Previously, IDBI, ICICI and IDFC, created with the idea of doing long-term infrastructure financing, were later converted into universal commercial banks to get access to public deposits due to asset-liability mismatches.

Presently, with banks finding it difficult to finance long-gestation projects and given the general decline in long-term infrastructure funding especially after the collapse of Infrastructure Leasing and Financial Services (IL&FS), there has been a need to set up a government-backed DFI.

In December 2015, NIIF was set up as a Rs 40,000-crore fund to enhance infrastructure financing by investing in greenfield (new), brownfield (existing) and stalled projects. 

As of September 2020, its equity investment in infrastructure projects has been around Rs 4,689 crore, according to a Press Trust of India report. This works out to less than Rs 1,000 crore per year on average. Its long-term debt investment was at Rs 7,935 crore, taking its aggregate investment to Rs 19,677 crore, the report added.

Meanwhile, India Infrastructure Finance Company Ltd (IIFCL), a state owned company set up in 2006 to provide long term finance to viable infrastructure projects, has seen high gross non-performing assets (NPAs) at 18.80% as of September 2020, for H1FY21, even as it declined (FY20: 19.70%, 1HFY20: 20.7%) and net NPAs to 8.16% (9.75%, 10.90%). As of March 2018, its NPAs were lower at 16.55%, while net NPAs were at 9.67%.

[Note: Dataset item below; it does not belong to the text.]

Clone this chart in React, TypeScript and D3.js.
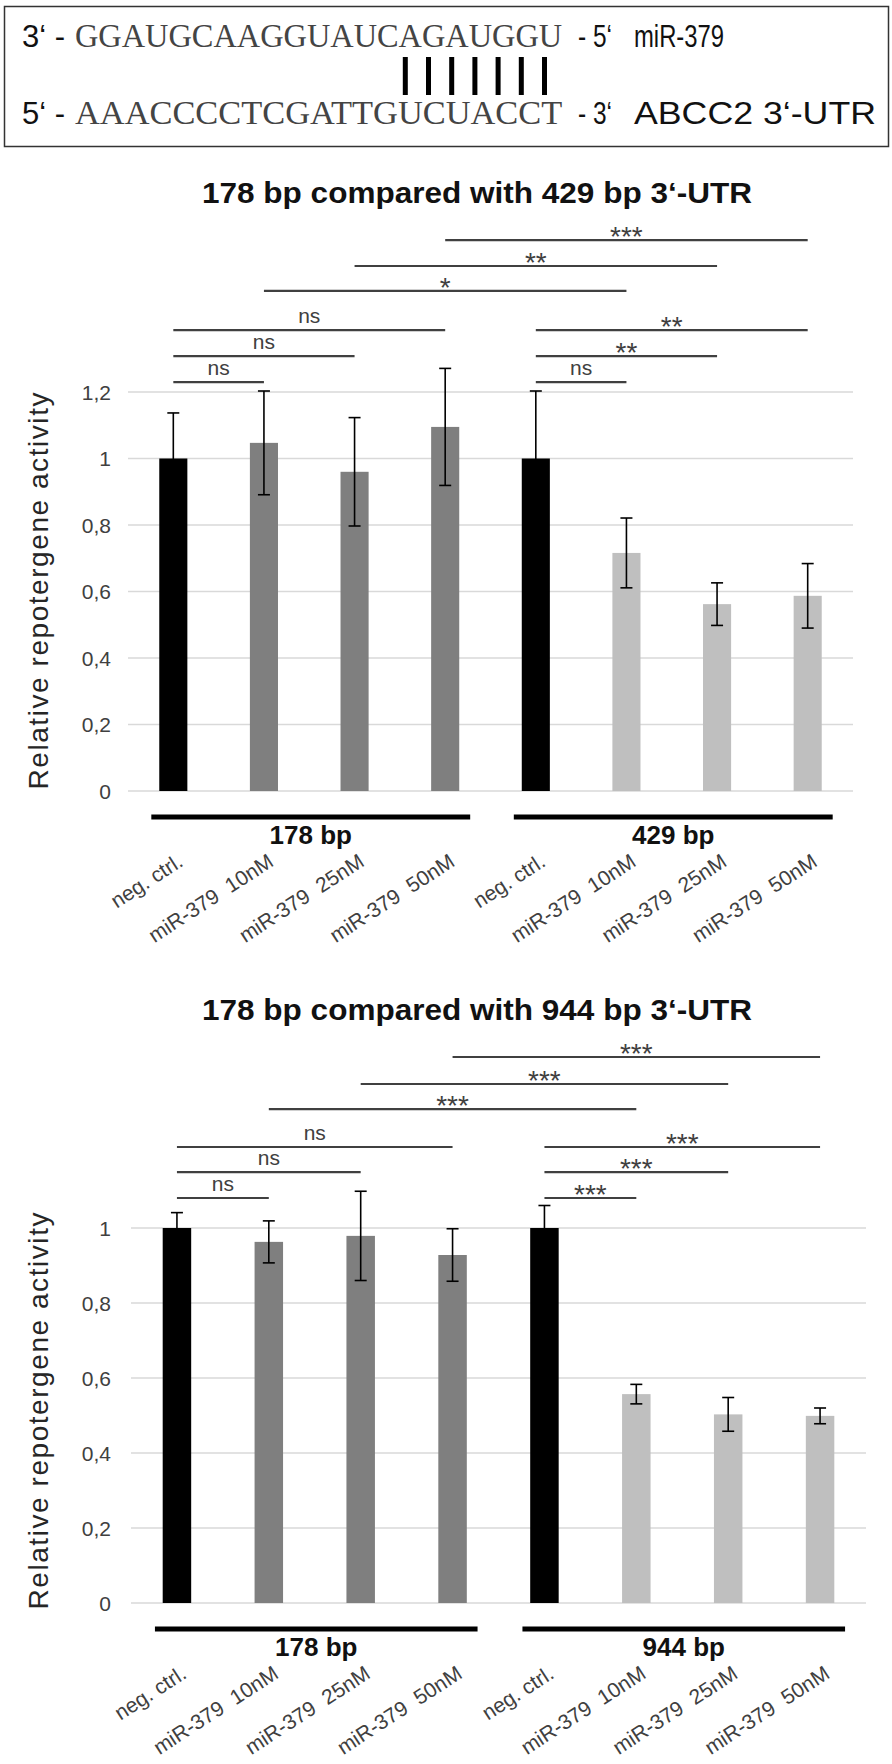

The intent behind setting up a new DFI is to not only spur long-term infrastructure spending, but also to encourage the creation of competing institutions from the private sector.

“One clear distinction is that the proposed model has the backing of the government without tapping a bank as a frontrunner for capital. Government has said it will find avenues to fund that including bonds, getting corporates or private investors. Once the Bill is tabled we would get clarity on the modalities of it,” said Anil Talreja, partner at Deloitte India.

Debt financing through the infrastructure investment trust (InvIT) and real estate investment trust (REIT) routes will be enabled through necessary amendments in the rules.

The SBI official cited earlier said “funds are available in the market as we have seen good response of REITs and InvITs as returns are higher If only this can get channelised well, as the country has immense infrastructure requirements and it can see the success that earlier DFIs have not.”

A bill for the creation of the DFI has already been listed and likely to be tabled in the ongoing parliament session.

It describes the institution “as a provider, enabler and catalyst for infrastructure financing and as the principal financial institution and development bank for building and sustaining a supportive ecosystem across the life-cycle of infrastructure projects".

While such a setup will ease the capital constraints faced by public sector banks, concerns remain about the adequacy of the outlay for recapitalisation, especially in the event of a fresh asset quality review (AQR) exercise by the central bank.

Talreja added that there is always an inherent risk of quality and leverage in any infrastructure funding and hence appropriate due diligence will always be necessary.